Toshio Kashiwase

Shape control of flexible structures

A shape control algorithm for a large flexible structure is proposed: (a) a reduced order model, which represents the precise shape of a structure; (b) a shape esti mation filter, which reduces the estimation error caused not only by the white noises of sensor measurements but also by the variation of the D.C. offsets of sensors; (c) a simple and robust controller to regulate many state variables by using many sensors and actuators. The controller is realized by a zero proportional, integral, derivative controller (zero P-ID controller) with the concept of low authority control/high authority control (LAC/HAC). The proposed shape control algorithm is illustrated through applications to a numerical model of an experimental setup.
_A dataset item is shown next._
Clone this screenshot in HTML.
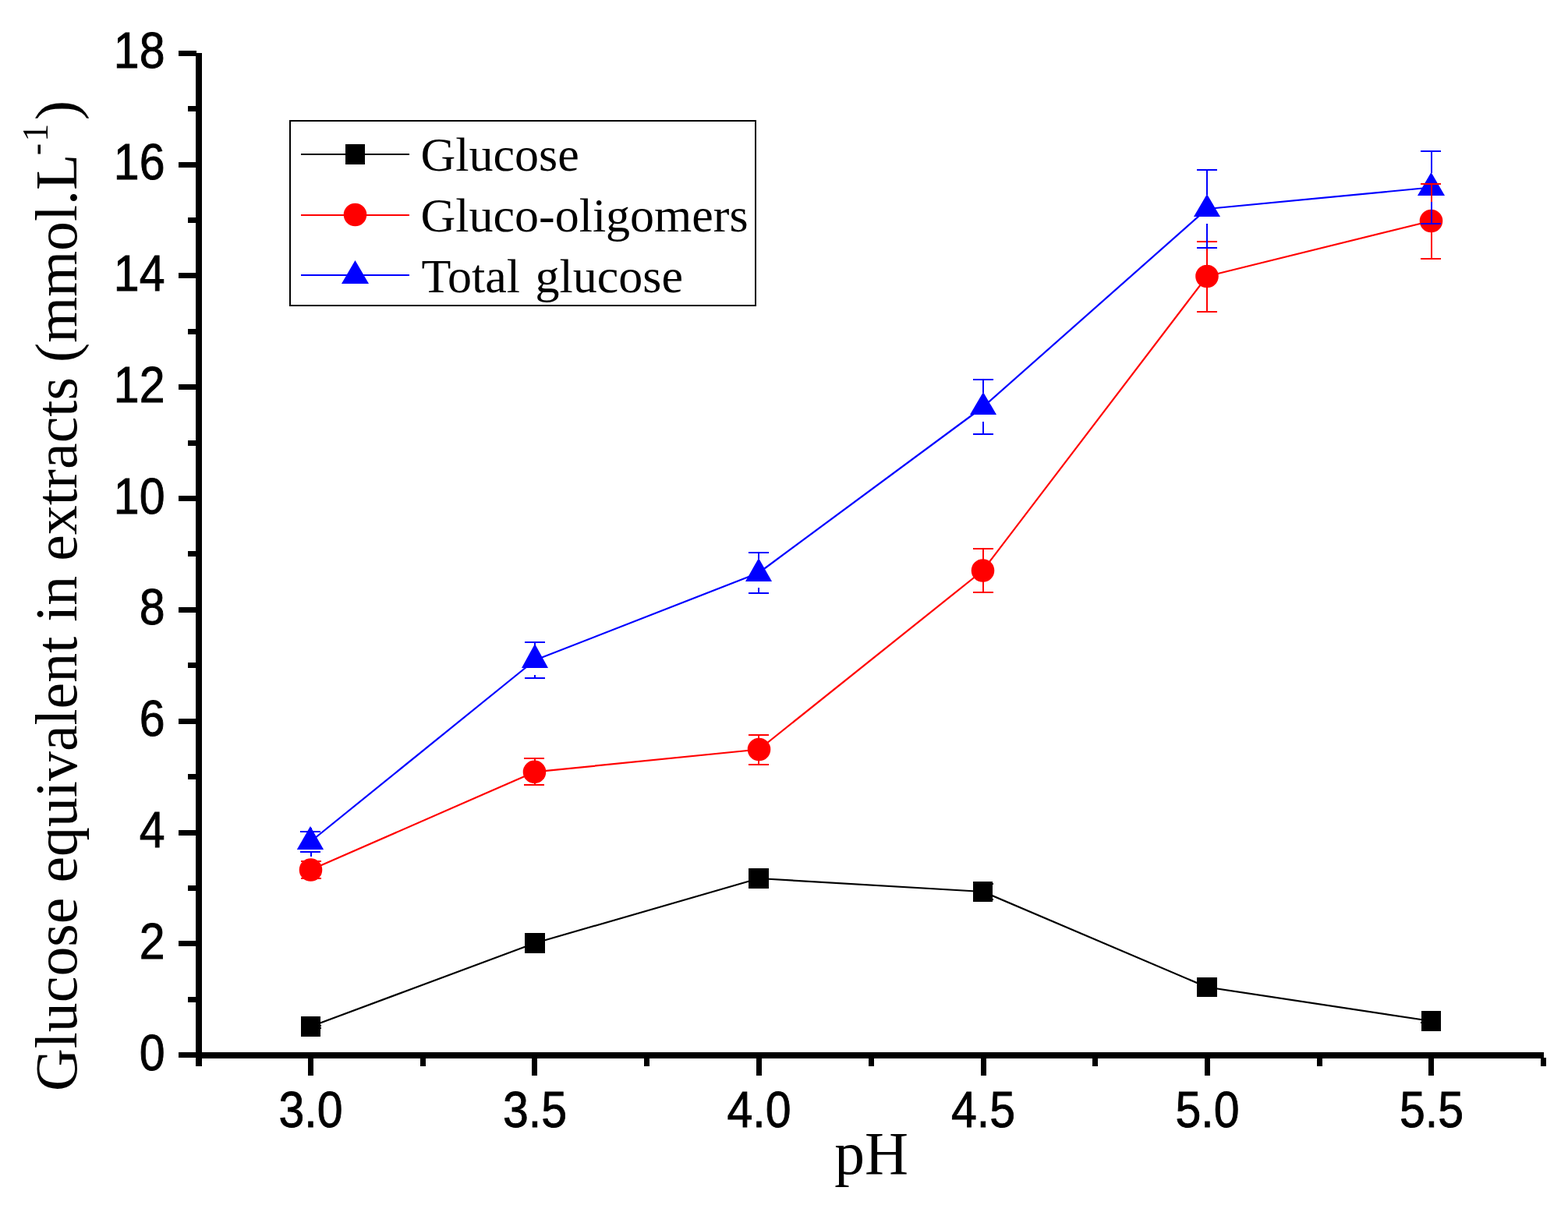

Design and Performance of Tip-Tilt Mirror System for Solar Telescope

The tip-tilt mirror (TTM) system was developed for the extreme ultraviolet (XUV) Cassegrain telescope aboard the Institute of Space and Astronautical Science sounding rocket. The spatial resolution of the telescope is about 5 arcsec, whereas the rocket pointing is only controlled to be within ±0.5 deg of the target (sun) without additional stability control. To stabilize the XUV image within about 5 arcsec on the focal plane, the TTM system controls the tilt of the secondary mirror with two-axis fixed-coil magnetic actuators. The TTM system has a wide tilt angle and can drive the large secondary mirror at high frequency. The two position-sensitive detectors, one placed in the telescope and the other in the TTM mechanical structure, are used for closed-loop control of the TTM. The closed-loop control system, which has command and telemetry, is executed by the flight software on the digital signal processor. The TTM has a launch-lock mechanism to protect against launch vibrations up to about 16G. The sounding rocket was launched from the Kagoshima Space Center on 31 January 1998. The TTM worked perfectly during the flight and achieved better than the expected 5-arcsec stability on the focal plane during CCD charge-coupled device exposures.

Development of the tip-tilt mirror system for the solar XUV telescope

This paper describes the design and prelaunch performance of the tip-tilt mirror (TTM) system developed for the XUV Cassegrain telescope aboard the ISAS sounding rocket experiment. The spatial resolution of the telescope is about 5 arcsec, whereas the rocket pointing is only controlled to be within +/- 0.5 degree around the target without stability control. The TTM is utilized to stabilize the XUV image on the focal planes by tilting the secondary mirror with two-axes fixed-coil type actuators. The two position- sensitive detectors in the telescope optics and in the TTM mechanical structure from the normal and local closed-loop modes. The TTM has four grain modes with automatic transition among the modes. The low gain mode is used in the initial acquisition, and in case the TTM loses the tracking. The high gain mode is used in the normal tracking mode. This arrangement provides us with the wide initial acquisition angle with single TTM system as well as the high pointing accuracy once the tracking is established. The TTM has a launch-lock mechanism against the launch vibration of 16G. The closed-loop control with command and telemetry interface is done by the flight software against the launch vibration of 16G. The closed-loop control with command and telemetry interface is done by the flight software on the DSP processor. The use of the fast processor brings in the significant reduction in the weight and size of the control- electronics, more flexible control system, and shorter design and testing period.

On-Orbit Experiments of Frequency-Shaped H.INF. Control for Flexible Space Structure.

Flexible control experiments have been performed as one type of on-orbit experiment for the Engineering Test Satellite VI (ETS-VI) which was launched in August, 1994. The aim of the flexible control experiments is the feasibility study of new attitude control schemes for future flexible space structures. We have designed two types of controllers. One is a controller designed according to the Low Authority Control (LAC)/High Authority Control (HAC) scheme. The purpose of LAC is damping augmentation of structural vibration modes, while that of HAC is achievement of high control performance. The other controller is a HAC-only controller: this HAC controller is designed for high-performance attitude control of a rigid body, as well as for damping augmentation of the vibration modes. The HAC controllers in both cases are designed using H∞ control theory with the frequency-shaping technique. These control schemes have been tested on orbit by ETS-VI. The experimental results have been analyzed in both time and frequency domains. It is shown from the analysis that both control schemes can be accurately realized on orbit and perform well with respect to damping augmentation and attitude control.

Simplified gimbal design for LEO satellites tracking to a GEO satellite

The design concept of simplified gimbals for the purpose of geostationary satellite tracking from low earth orbits is discussed and the preliminary results of a trial fabrication of a tracking system with a 19-cm-diameter telescope and an acquisition/tracking/pointing control system are shown. A new method is introduced for producing light-weight and small equipment by a self-alignment mechanism and its implementation into the optics design is described.